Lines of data
· · · ·
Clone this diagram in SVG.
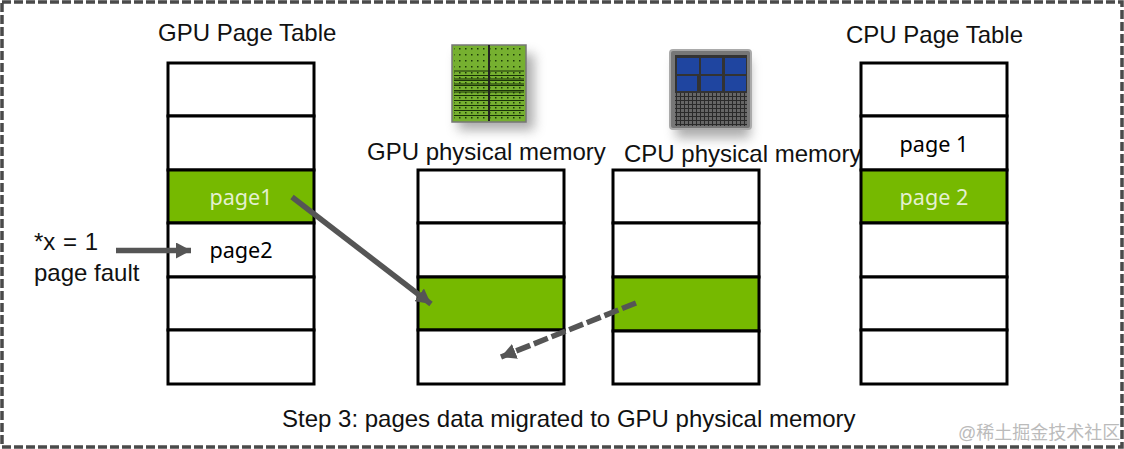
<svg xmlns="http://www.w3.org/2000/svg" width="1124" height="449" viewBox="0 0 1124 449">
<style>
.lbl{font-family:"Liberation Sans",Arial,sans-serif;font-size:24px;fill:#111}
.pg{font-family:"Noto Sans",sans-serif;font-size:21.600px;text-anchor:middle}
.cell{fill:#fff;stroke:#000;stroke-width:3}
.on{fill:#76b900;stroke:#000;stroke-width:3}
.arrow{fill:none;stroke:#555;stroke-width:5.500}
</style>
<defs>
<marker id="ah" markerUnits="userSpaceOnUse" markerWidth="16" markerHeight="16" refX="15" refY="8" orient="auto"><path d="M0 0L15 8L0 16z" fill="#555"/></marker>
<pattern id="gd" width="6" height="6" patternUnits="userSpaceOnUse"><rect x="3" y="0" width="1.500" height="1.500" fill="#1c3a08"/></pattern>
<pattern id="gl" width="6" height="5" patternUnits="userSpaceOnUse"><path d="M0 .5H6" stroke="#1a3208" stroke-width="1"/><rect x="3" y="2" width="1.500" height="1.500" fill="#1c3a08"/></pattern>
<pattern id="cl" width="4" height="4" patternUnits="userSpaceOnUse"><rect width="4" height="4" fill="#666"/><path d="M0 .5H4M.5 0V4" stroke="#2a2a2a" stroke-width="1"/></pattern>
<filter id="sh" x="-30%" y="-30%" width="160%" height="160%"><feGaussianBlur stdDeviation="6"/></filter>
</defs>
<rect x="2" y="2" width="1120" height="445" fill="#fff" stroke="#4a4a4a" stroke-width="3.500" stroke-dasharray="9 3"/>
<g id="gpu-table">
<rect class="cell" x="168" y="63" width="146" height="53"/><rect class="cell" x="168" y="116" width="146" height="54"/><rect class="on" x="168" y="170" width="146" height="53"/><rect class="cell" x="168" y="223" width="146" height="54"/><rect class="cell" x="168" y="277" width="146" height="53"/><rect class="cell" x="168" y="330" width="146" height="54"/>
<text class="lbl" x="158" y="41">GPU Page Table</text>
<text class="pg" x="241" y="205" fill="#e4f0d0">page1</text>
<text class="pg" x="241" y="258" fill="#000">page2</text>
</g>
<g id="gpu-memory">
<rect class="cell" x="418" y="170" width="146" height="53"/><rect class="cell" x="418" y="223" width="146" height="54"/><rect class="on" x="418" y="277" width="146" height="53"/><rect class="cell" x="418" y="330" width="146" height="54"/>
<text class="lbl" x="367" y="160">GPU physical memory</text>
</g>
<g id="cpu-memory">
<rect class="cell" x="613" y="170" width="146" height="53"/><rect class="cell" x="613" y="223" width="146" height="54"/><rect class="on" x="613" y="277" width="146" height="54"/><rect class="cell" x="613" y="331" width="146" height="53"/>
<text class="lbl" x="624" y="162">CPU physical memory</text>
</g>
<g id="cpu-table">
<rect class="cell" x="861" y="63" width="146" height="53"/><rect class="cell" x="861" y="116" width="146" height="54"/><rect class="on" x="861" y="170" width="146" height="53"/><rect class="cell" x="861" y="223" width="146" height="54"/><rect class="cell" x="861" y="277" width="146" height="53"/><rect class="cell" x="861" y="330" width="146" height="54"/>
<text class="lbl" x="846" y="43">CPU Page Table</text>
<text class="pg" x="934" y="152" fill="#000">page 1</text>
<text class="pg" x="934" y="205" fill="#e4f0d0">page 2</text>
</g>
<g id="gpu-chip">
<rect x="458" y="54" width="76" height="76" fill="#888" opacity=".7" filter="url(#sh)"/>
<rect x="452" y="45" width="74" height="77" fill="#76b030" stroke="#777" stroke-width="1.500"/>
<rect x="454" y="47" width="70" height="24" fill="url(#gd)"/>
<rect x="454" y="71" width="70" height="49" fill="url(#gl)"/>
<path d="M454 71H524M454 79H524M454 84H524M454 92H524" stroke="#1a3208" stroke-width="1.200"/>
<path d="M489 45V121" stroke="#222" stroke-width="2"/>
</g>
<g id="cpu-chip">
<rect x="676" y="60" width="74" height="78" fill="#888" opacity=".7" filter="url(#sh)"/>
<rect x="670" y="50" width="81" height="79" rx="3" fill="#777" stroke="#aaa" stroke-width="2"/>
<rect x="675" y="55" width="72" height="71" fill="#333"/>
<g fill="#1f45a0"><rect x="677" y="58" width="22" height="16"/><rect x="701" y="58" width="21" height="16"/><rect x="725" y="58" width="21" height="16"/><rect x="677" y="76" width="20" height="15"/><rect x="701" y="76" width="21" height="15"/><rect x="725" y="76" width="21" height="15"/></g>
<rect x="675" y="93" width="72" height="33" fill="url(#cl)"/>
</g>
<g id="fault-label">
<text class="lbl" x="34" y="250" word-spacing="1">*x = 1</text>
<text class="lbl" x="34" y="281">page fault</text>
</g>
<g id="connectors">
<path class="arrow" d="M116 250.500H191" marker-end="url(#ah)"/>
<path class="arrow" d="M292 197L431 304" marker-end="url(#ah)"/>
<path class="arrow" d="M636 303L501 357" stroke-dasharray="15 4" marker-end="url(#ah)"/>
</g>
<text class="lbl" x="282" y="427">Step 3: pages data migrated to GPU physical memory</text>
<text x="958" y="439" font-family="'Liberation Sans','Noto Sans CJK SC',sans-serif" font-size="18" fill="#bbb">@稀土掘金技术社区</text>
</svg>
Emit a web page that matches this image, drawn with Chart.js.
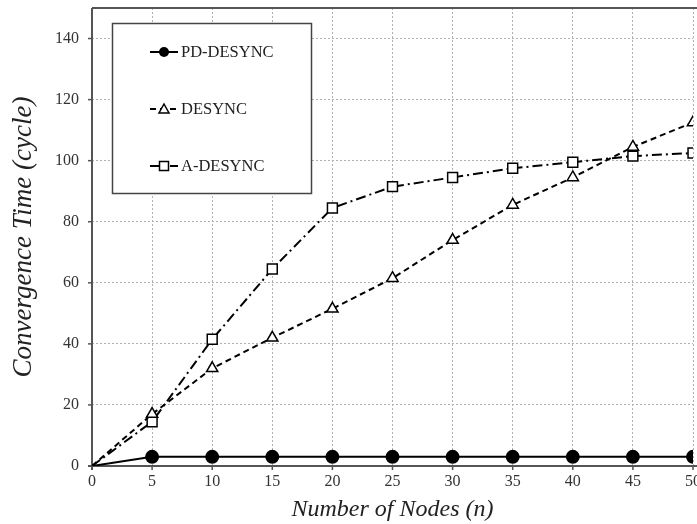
· · · ·
> What you need to do:
All entries are to be retyped exactly. Omit any embedded images.

> Response to this task:
Clone this diagram in SVG.
<svg xmlns="http://www.w3.org/2000/svg" width="1124" height="449" viewBox="0 0 1124 449">
<style>
.lbl{font-family:"Liberation Sans",Arial,sans-serif;font-size:24px;fill:#111}
.pg{font-family:"Noto Sans",sans-serif;font-size:21.600px;text-anchor:middle}
.cell{fill:#fff;stroke:#000;stroke-width:3}
.on{fill:#76b900;stroke:#000;stroke-width:3}
.arrow{fill:none;stroke:#555;stroke-width:5.500}
</style>
<defs>
<marker id="ah" markerUnits="userSpaceOnUse" markerWidth="16" markerHeight="16" refX="15" refY="8" orient="auto"><path d="M0 0L15 8L0 16z" fill="#555"/></marker>
<pattern id="gd" width="6" height="6" patternUnits="userSpaceOnUse"><rect x="3" y="0" width="1.500" height="1.500" fill="#1c3a08"/></pattern>
<pattern id="gl" width="6" height="5" patternUnits="userSpaceOnUse"><path d="M0 .5H6" stroke="#1a3208" stroke-width="1"/><rect x="3" y="2" width="1.500" height="1.500" fill="#1c3a08"/></pattern>
<pattern id="cl" width="4" height="4" patternUnits="userSpaceOnUse"><rect width="4" height="4" fill="#666"/><path d="M0 .5H4M.5 0V4" stroke="#2a2a2a" stroke-width="1"/></pattern>
<filter id="sh" x="-30%" y="-30%" width="160%" height="160%"><feGaussianBlur stdDeviation="6"/></filter>
</defs>
<rect x="2" y="2" width="1120" height="445" fill="#fff" stroke="#4a4a4a" stroke-width="3.500" stroke-dasharray="9 3"/>
<g id="gpu-table">
<rect class="cell" x="168" y="63" width="146" height="53"/><rect class="cell" x="168" y="116" width="146" height="54"/><rect class="on" x="168" y="170" width="146" height="53"/><rect class="cell" x="168" y="223" width="146" height="54"/><rect class="cell" x="168" y="277" width="146" height="53"/><rect class="cell" x="168" y="330" width="146" height="54"/>
<text class="lbl" x="158" y="41">GPU Page Table</text>
<text class="pg" x="241" y="205" fill="#e4f0d0">page1</text>
<text class="pg" x="241" y="258" fill="#000">page2</text>
</g>
<g id="gpu-memory">
<rect class="cell" x="418" y="170" width="146" height="53"/><rect class="cell" x="418" y="223" width="146" height="54"/><rect class="on" x="418" y="277" width="146" height="53"/><rect class="cell" x="418" y="330" width="146" height="54"/>
<text class="lbl" x="367" y="160">GPU physical memory</text>
</g>
<g id="cpu-memory">
<rect class="cell" x="613" y="170" width="146" height="53"/><rect class="cell" x="613" y="223" width="146" height="54"/><rect class="on" x="613" y="277" width="146" height="54"/><rect class="cell" x="613" y="331" width="146" height="53"/>
<text class="lbl" x="624" y="162">CPU physical memory</text>
</g>
<g id="cpu-table">
<rect class="cell" x="861" y="63" width="146" height="53"/><rect class="cell" x="861" y="116" width="146" height="54"/><rect class="on" x="861" y="170" width="146" height="53"/><rect class="cell" x="861" y="223" width="146" height="54"/><rect class="cell" x="861" y="277" width="146" height="53"/><rect class="cell" x="861" y="330" width="146" height="54"/>
<text class="lbl" x="846" y="43">CPU Page Table</text>
<text class="pg" x="934" y="152" fill="#000">page 1</text>
<text class="pg" x="934" y="205" fill="#e4f0d0">page 2</text>
</g>
<g id="gpu-chip">
<rect x="458" y="54" width="76" height="76" fill="#888" opacity=".7" filter="url(#sh)"/>
<rect x="452" y="45" width="74" height="77" fill="#76b030" stroke="#777" stroke-width="1.500"/>
<rect x="454" y="47" width="70" height="24" fill="url(#gd)"/>
<rect x="454" y="71" width="70" height="49" fill="url(#gl)"/>
<path d="M454 71H524M454 79H524M454 84H524M454 92H524" stroke="#1a3208" stroke-width="1.200"/>
<path d="M489 45V121" stroke="#222" stroke-width="2"/>
</g>
<g id="cpu-chip">
<rect x="676" y="60" width="74" height="78" fill="#888" opacity=".7" filter="url(#sh)"/>
<rect x="670" y="50" width="81" height="79" rx="3" fill="#777" stroke="#aaa" stroke-width="2"/>
<rect x="675" y="55" width="72" height="71" fill="#333"/>
<g fill="#1f45a0"><rect x="677" y="58" width="22" height="16"/><rect x="701" y="58" width="21" height="16"/><rect x="725" y="58" width="21" height="16"/><rect x="677" y="76" width="20" height="15"/><rect x="701" y="76" width="21" height="15"/><rect x="725" y="76" width="21" height="15"/></g>
<rect x="675" y="93" width="72" height="33" fill="url(#cl)"/>
</g>
<g id="fault-label">
<text class="lbl" x="34" y="250" word-spacing="1">*x = 1</text>
<text class="lbl" x="34" y="281">page fault</text>
</g>
<g id="connectors">
<path class="arrow" d="M116 250.500H191" marker-end="url(#ah)"/>
<path class="arrow" d="M292 197L431 304" marker-end="url(#ah)"/>
<path class="arrow" d="M636 303L501 357" stroke-dasharray="15 4" marker-end="url(#ah)"/>
</g>
<text class="lbl" x="282" y="427">Step 3: pages data migrated to GPU physical memory</text>
<text x="958" y="439" font-family="'Liberation Sans','Noto Sans CJK SC',sans-serif" font-size="18" fill="#bbb">@稀土掘金技术社区</text>
</svg>
Emit a web page that matches this image, drawn with Chart.js.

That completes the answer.